If you look back, the correction actually started after the Union Budget. In the last few weeks and days, the correction has sharpened. The Nifty has fallen from 12,000 to closer to 10,900 while the Sensex has fallen nearly 4000 pints from the peak. Here are some key factors that drove the correction in the stocks.

· The problems started with the Union Budget. The decision to impose tax on buybacks and also to impose tax on FPIs structured as trusts did not go down well with the markets and the sell off started hence.

· FPI selling has been very heavy post the budget. For example, in less than one month after the Union Budget, FPIs have sold nearly $3 billion worth of equities in the Indian market. Of course, they are buying bonds but that is only half of the outflows from equities.

· Global factors are also leading the selling in the markets. For example, Trump has just announced a 10% tariff on Chinese imports to the tune of $300 billion. That is likely to put further pressure on growth. Secondly, oil prices have been very volatile and higher oil prices mean higher trade deficit.

· There have been some domestic issues too.
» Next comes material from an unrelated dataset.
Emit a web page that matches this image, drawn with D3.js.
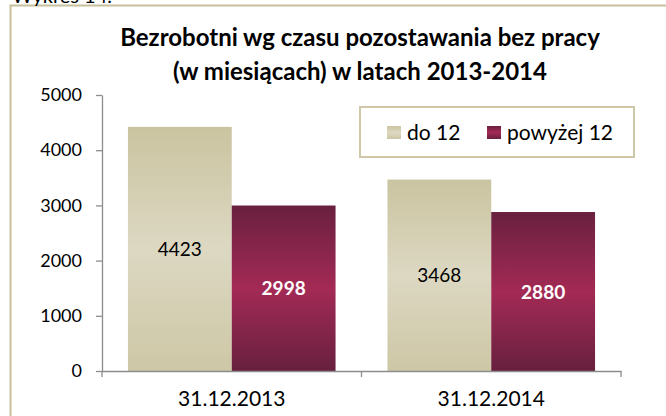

The recent case of CCD has highlighted that the problem of debt by proxy is still rampant in India and these companies are likely to leave another big hole in banks and mutual funds.

· Above all, there have been consistent downgrades of India growth story. Recently, CRISIL lowered the growth rate to just 6.9% with the risk of growth going lower. Weak monsoons in the first two months of June and July have also hit market sentiments.

· Lastly, most earnings have been disappointing in the first quarter. Auto stocks continue to see pressure on sales growth and private banks and NBFCs are now seeing a rise in NPA. All this has raised some serious questions about the sustainability of the rally in stocks, considering that most of them are already fully valued.